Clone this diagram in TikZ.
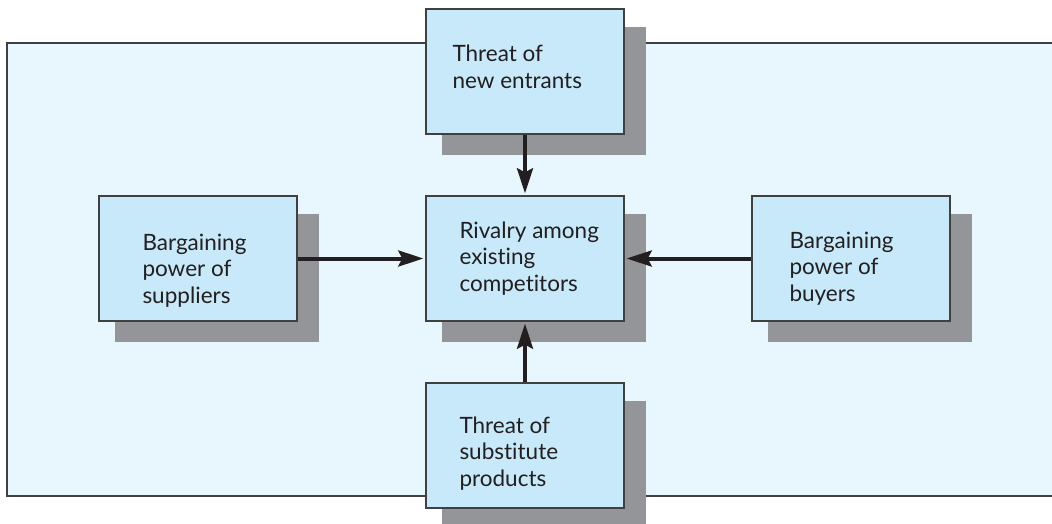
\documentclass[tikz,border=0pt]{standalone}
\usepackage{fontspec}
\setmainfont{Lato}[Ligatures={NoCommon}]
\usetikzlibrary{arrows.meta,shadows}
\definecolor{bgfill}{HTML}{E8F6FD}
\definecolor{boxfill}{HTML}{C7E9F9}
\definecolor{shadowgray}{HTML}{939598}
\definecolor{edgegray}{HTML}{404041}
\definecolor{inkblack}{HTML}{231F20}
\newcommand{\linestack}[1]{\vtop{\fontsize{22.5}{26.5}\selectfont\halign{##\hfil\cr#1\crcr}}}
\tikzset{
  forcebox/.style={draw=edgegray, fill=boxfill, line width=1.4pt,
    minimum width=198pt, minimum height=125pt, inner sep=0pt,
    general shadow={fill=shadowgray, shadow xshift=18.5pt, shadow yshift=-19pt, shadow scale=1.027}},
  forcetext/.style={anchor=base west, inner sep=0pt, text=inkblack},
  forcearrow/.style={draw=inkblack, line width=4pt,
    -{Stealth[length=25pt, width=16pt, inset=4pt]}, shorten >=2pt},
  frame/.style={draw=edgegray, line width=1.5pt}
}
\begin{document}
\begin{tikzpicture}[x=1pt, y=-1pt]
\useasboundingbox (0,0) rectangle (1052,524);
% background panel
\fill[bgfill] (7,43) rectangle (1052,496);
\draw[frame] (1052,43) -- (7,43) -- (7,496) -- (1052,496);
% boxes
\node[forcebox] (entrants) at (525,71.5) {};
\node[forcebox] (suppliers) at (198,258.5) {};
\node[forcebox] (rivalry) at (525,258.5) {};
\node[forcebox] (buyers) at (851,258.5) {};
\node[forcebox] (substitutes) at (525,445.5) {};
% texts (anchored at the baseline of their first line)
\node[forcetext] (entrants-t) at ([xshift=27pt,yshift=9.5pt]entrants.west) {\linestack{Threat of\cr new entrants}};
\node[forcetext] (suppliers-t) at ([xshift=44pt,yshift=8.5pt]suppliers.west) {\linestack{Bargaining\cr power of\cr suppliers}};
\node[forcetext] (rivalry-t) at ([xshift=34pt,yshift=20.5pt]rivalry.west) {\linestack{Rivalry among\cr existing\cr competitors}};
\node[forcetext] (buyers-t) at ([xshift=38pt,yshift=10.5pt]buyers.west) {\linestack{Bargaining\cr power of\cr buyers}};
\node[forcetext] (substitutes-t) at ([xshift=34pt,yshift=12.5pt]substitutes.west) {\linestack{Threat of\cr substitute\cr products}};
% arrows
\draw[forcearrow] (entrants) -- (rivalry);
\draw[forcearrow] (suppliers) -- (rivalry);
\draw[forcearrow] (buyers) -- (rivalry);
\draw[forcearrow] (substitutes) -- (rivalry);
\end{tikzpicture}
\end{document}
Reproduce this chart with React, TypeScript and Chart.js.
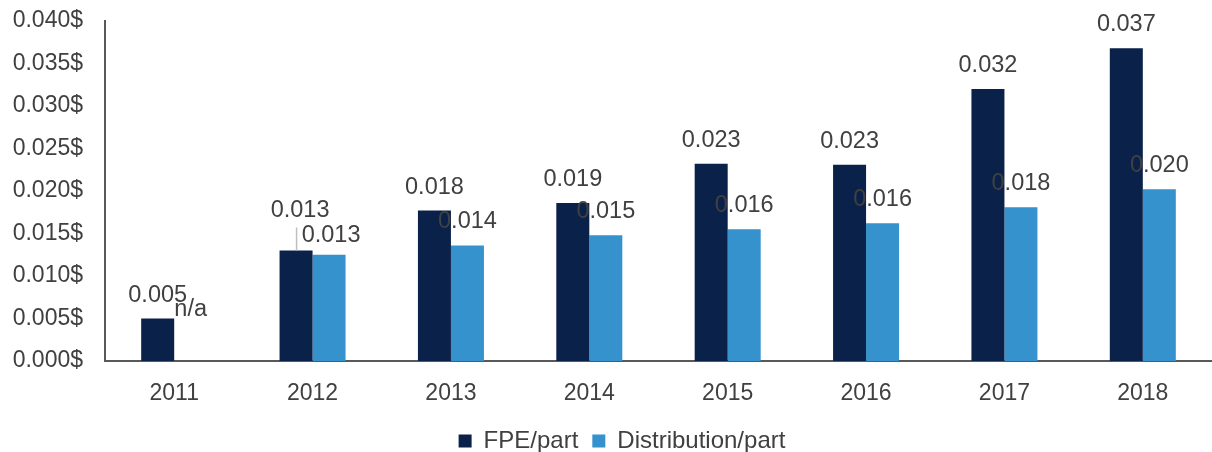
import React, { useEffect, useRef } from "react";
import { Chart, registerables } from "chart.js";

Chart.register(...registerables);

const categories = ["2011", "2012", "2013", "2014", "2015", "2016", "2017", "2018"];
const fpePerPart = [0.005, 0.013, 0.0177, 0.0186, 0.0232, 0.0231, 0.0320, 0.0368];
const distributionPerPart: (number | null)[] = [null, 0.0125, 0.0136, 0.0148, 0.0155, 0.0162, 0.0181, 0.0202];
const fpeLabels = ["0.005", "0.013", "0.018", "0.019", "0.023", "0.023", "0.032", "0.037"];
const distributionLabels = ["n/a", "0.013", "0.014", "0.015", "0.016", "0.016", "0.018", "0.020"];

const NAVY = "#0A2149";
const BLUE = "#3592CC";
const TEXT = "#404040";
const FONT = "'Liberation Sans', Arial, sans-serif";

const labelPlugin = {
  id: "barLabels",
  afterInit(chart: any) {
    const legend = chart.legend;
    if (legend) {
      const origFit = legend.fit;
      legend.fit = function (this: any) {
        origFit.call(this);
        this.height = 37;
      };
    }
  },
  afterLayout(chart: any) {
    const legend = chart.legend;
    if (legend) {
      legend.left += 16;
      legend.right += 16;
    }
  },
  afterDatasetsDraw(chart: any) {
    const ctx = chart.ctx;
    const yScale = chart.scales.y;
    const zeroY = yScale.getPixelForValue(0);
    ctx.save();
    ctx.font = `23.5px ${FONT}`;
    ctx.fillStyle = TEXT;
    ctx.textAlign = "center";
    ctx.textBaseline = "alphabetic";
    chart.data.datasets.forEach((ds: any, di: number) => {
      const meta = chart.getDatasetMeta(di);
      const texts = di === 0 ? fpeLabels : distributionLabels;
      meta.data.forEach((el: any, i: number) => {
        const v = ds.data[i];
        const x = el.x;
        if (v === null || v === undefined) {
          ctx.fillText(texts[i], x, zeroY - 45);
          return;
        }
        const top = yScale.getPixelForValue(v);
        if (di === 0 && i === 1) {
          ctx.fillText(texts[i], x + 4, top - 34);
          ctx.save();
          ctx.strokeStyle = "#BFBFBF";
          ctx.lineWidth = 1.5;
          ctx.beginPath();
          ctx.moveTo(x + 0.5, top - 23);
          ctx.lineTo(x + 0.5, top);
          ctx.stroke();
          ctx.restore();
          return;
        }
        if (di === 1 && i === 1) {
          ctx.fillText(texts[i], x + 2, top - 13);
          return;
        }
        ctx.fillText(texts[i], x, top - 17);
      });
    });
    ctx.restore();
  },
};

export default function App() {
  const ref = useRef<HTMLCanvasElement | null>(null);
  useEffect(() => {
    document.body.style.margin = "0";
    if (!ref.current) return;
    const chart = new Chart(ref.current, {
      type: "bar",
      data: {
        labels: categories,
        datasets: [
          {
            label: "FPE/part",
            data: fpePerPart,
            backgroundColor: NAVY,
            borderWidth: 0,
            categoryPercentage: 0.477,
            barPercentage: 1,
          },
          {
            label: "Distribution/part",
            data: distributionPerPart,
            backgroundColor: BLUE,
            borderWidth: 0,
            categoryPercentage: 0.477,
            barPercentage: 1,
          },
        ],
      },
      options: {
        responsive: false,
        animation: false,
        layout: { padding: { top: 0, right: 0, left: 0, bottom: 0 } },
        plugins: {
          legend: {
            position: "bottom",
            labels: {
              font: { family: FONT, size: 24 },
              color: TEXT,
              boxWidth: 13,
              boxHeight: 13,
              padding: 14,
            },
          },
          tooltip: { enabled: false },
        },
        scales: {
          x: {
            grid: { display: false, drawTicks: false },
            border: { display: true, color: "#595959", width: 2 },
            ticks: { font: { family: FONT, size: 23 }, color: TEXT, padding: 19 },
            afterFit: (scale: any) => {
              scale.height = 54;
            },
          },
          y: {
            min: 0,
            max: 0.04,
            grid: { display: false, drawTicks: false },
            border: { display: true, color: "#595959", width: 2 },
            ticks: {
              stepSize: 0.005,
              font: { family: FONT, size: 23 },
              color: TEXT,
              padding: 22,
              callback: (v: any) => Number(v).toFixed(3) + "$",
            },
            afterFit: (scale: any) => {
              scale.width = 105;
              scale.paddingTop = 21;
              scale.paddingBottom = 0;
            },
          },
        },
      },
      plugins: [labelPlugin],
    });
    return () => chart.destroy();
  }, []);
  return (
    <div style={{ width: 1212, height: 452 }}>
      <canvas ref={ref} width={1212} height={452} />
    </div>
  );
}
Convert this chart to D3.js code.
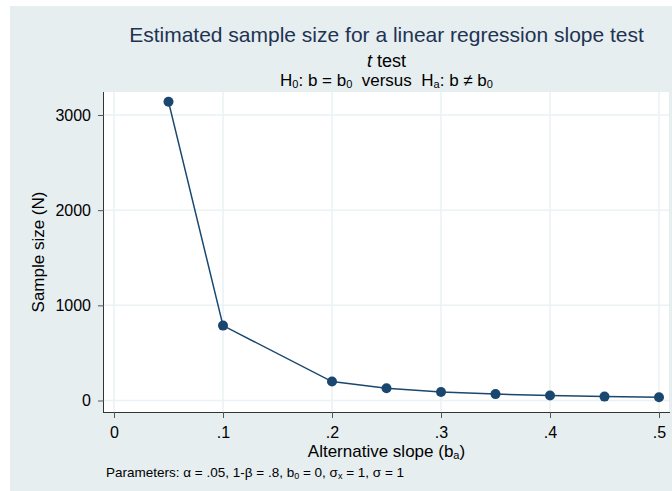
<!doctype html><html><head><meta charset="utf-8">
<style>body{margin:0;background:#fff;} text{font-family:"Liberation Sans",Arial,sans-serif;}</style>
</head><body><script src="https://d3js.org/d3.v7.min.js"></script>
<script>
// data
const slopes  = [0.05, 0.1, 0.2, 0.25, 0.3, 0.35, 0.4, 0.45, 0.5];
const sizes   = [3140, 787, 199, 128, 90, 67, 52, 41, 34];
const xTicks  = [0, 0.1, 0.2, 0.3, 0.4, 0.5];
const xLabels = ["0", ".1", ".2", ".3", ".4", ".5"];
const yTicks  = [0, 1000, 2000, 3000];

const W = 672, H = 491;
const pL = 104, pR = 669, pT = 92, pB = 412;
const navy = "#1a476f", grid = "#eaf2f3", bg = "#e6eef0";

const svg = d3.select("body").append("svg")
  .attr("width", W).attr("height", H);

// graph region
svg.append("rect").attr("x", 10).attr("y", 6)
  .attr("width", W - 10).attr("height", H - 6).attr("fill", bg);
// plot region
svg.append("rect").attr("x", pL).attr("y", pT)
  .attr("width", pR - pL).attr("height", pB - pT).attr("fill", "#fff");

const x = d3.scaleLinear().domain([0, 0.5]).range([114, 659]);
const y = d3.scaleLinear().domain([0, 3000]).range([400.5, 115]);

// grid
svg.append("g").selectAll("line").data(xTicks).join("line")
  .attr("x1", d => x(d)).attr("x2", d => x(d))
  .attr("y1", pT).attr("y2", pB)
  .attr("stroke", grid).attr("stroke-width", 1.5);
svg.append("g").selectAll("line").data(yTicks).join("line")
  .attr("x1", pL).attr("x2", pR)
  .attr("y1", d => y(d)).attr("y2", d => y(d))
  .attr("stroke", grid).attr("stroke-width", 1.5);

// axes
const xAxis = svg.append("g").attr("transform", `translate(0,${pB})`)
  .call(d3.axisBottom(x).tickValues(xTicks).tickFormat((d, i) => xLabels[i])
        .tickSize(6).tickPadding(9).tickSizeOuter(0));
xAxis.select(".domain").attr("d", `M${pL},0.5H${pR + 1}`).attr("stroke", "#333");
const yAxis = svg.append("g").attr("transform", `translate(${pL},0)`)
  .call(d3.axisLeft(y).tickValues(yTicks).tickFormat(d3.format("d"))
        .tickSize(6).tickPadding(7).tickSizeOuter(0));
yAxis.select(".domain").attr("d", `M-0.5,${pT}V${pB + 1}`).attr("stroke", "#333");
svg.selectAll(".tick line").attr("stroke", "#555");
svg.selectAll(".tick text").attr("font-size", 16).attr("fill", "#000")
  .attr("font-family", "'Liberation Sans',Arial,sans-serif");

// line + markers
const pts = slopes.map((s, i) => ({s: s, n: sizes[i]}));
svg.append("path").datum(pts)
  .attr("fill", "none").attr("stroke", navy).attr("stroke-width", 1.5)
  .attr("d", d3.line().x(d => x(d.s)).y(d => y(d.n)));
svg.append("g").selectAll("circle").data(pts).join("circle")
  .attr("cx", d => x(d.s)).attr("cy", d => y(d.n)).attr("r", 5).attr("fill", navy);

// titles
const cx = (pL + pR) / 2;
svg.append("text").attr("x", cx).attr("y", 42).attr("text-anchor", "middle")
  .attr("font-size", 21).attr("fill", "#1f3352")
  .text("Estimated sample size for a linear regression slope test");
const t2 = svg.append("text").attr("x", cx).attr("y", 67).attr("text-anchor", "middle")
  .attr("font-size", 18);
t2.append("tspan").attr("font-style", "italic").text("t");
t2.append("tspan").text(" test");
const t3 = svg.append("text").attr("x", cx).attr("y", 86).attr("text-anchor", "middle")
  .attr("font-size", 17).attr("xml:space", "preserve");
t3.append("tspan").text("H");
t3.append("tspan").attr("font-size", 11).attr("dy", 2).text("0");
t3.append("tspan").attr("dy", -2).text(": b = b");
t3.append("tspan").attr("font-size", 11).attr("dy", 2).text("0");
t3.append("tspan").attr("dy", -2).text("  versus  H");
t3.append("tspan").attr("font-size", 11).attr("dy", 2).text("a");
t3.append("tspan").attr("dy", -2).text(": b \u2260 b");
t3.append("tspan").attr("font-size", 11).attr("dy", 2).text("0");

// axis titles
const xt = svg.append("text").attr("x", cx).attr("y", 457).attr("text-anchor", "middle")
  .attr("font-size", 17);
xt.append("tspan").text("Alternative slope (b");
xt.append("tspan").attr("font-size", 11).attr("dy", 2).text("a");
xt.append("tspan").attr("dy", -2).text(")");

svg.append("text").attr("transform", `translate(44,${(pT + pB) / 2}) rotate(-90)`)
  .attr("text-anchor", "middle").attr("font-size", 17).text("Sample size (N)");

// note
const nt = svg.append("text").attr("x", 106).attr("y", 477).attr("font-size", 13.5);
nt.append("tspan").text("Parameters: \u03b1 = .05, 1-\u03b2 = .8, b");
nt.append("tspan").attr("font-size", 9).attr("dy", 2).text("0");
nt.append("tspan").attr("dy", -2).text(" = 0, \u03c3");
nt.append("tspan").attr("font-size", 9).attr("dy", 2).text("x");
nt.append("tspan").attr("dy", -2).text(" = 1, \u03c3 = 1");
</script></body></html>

TASK GOAL
Retype, word for word, only the lines from the one containing "Convert this chart to D3.js code." through the one containing "d3.scaleLinear().domain([0, 3000]).range([400.5, 115]);", both included, and leave out any pictures.

WORKED ANSWER
Convert this chart to D3.js code.
<!doctype html><html><head><meta charset="utf-8">
<style>body{margin:0;background:#fff;} text{font-family:"Liberation Sans",Arial,sans-serif;}</style>
</head><body><script src="https://d3js.org/d3.v7.min.js"></script>
<script>
// data
const slopes  = [0.05, 0.1, 0.2, 0.25, 0.3, 0.35, 0.4, 0.45, 0.5];
const sizes   = [3140, 787, 199, 128, 90, 67, 52, 41, 34];
const xTicks  = [0, 0.1, 0.2, 0.3, 0.4, 0.5];
const xLabels = ["0", ".1", ".2", ".3", ".4", ".5"];
const yTicks  = [0, 1000, 2000, 3000];

const W = 672, H = 491;
const pL = 104, pR = 669, pT = 92, pB = 412;
const navy = "#1a476f", grid = "#eaf2f3", bg = "#e6eef0";

const svg = d3.select("body").append("svg")
  .attr("width", W).attr("height", H);

// graph region
svg.append("rect").attr("x", 10).attr("y", 6)
  .attr("width", W - 10).attr("height", H - 6).attr("fill", bg);
// plot region
svg.append("rect").attr("x", pL).attr("y", pT)
  .attr("width", pR - pL).attr("height", pB - pT).attr("fill", "#fff");

const x = d3.scaleLinear().domain([0, 0.5]).range([114, 659]);
const y = d3.scaleLinear().domain([0, 3000]).range([400.5, 115]);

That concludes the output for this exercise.